'''
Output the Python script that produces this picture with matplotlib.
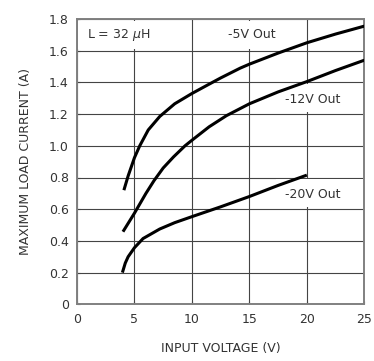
import matplotlib
matplotlib.use("Agg")
import matplotlib.pyplot as plt
from matplotlib.patches import Rectangle

# curves (input voltage V, max load current A)
v_5 = [4.08, 4.45, 5.0, 5.46, 6.2, 7.2, 8.5, 10.0, 11.27, 12.5, 14.2, 15.0, 17.5, 20.0, 22.5, 25.0]
i_5 = [0.72, 0.81, 0.925, 1.0, 1.10, 1.185, 1.265, 1.33, 1.38, 1.428, 1.49, 1.515, 1.585, 1.65, 1.705, 1.755]

v_12 = [4.0, 5.0, 6.0, 6.7, 7.5, 8.4, 9.4, 10.0, 11.5, 13.0, 15.0, 17.5, 20.0, 22.5, 25.0]
i_12 = [0.458, 0.575, 0.70, 0.78, 0.86, 0.93, 1.0, 1.035, 1.12, 1.19, 1.265, 1.34, 1.405, 1.475, 1.54]

v_20 = [3.95, 4.2, 4.45, 5.0, 5.75, 7.2, 8.5, 10.0, 12.5, 15.0, 17.5, 20.0]
i_20 = [0.20, 0.26, 0.30, 0.357, 0.415, 0.475, 0.515, 0.553, 0.615, 0.68, 0.75, 0.815]

xticks = [0, 5, 10, 15, 20, 25]
yticks = [0, 0.2, 0.4, 0.6, 0.8, 1.0, 1.2, 1.4, 1.6, 1.8]
ytick_labels = ["0", "0.2", "0.4", "0.6", "0.8", "1.0", "1.2", "1.4", "1.6", "1.8"]

txt = "#333333"
plt.rcParams["font.family"] = "DejaVu Sans"
plt.rcParams["font.size"] = 9

fig = plt.figure(figsize=(3.74, 3.61), dpi=100)
ax = fig.add_axes([77 / 374, 1 - 304.3 / 361, (364.3 - 77) / 374, (304.3 - 19) / 361])

ax.set_xlim(0, 25)
ax.set_ylim(0, 1.8)
ax.set_xticks(xticks)
ax.set_yticks(yticks)
ax.set_yticklabels(ytick_labels)
ax.grid(True, color="#444444", linewidth=0.8, zorder=0)
ax.set_axisbelow(True)
ax.tick_params(direction="in", length=2, width=0.8, color="#444444",
               labelcolor=txt, pad=6)
for s in ax.spines.values():
    s.set_color("#808080")
    s.set_linewidth(1.4)

# white boxes so the labels sit on clean cells
for x0, y0, w, h in [(0.1, 1.612, 9.75, 0.178), (11.5, 1.612, 8.3, 0.178),
                     (17.3, 1.212, 7.6, 0.176), (17.3, 0.612, 7.6, 0.176)]:
    ax.add_patch(Rectangle((x0, y0), w, h, facecolor="white", edgecolor="none", zorder=1))

lw = 2.2
for v, i in [(v_5, i_5), (v_12, i_12), (v_20, i_20)]:
    ax.plot(v, i, color="black", lw=lw, zorder=3,
            solid_capstyle="butt", solid_joinstyle="round")

ax.text(0.85, 1.70, "L = 32 $\\mu$H", color=txt, va="center", ha="left", zorder=4)
ax.text(13.1, 1.70, "-5V Out", color=txt, va="center", ha="left", zorder=4)
ax.text(18.1, 1.295, "-12V Out", color=txt, va="center", ha="left", zorder=4)
ax.text(18.1, 0.69, "-20V Out", color=txt, va="center", ha="left", zorder=4)

ax.set_xlabel("INPUT VOLTAGE (V)", color=txt, labelpad=12)
ax.set_ylabel("MAXIMUM LOAD CURRENT (A)", color=txt, labelpad=12)

fig.savefig("out.png", dpi=100)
'''
Return, unchanged, the lines from the first line of the material through the line that holds "0.68, 0.75, 0.815]", inclusive, omitting pictures.

# [Completed task]
Output the Python script that produces this picture with matplotlib.
import matplotlib
matplotlib.use("Agg")
import matplotlib.pyplot as plt
from matplotlib.patches import Rectangle

# curves (input voltage V, max load current A)
v_5 = [4.08, 4.45, 5.0, 5.46, 6.2, 7.2, 8.5, 10.0, 11.27, 12.5, 14.2, 15.0, 17.5, 20.0, 22.5, 25.0]
i_5 = [0.72, 0.81, 0.925, 1.0, 1.10, 1.185, 1.265, 1.33, 1.38, 1.428, 1.49, 1.515, 1.585, 1.65, 1.705, 1.755]

v_12 = [4.0, 5.0, 6.0, 6.7, 7.5, 8.4, 9.4, 10.0, 11.5, 13.0, 15.0, 17.5, 20.0, 22.5, 25.0]
i_12 = [0.458, 0.575, 0.70, 0.78, 0.86, 0.93, 1.0, 1.035, 1.12, 1.19, 1.265, 1.34, 1.405, 1.475, 1.54]

v_20 = [3.95, 4.2, 4.45, 5.0, 5.75, 7.2, 8.5, 10.0, 12.5, 15.0, 17.5, 20.0]
i_20 = [0.20, 0.26, 0.30, 0.357, 0.415, 0.475, 0.515, 0.553, 0.615, 0.68, 0.75, 0.815]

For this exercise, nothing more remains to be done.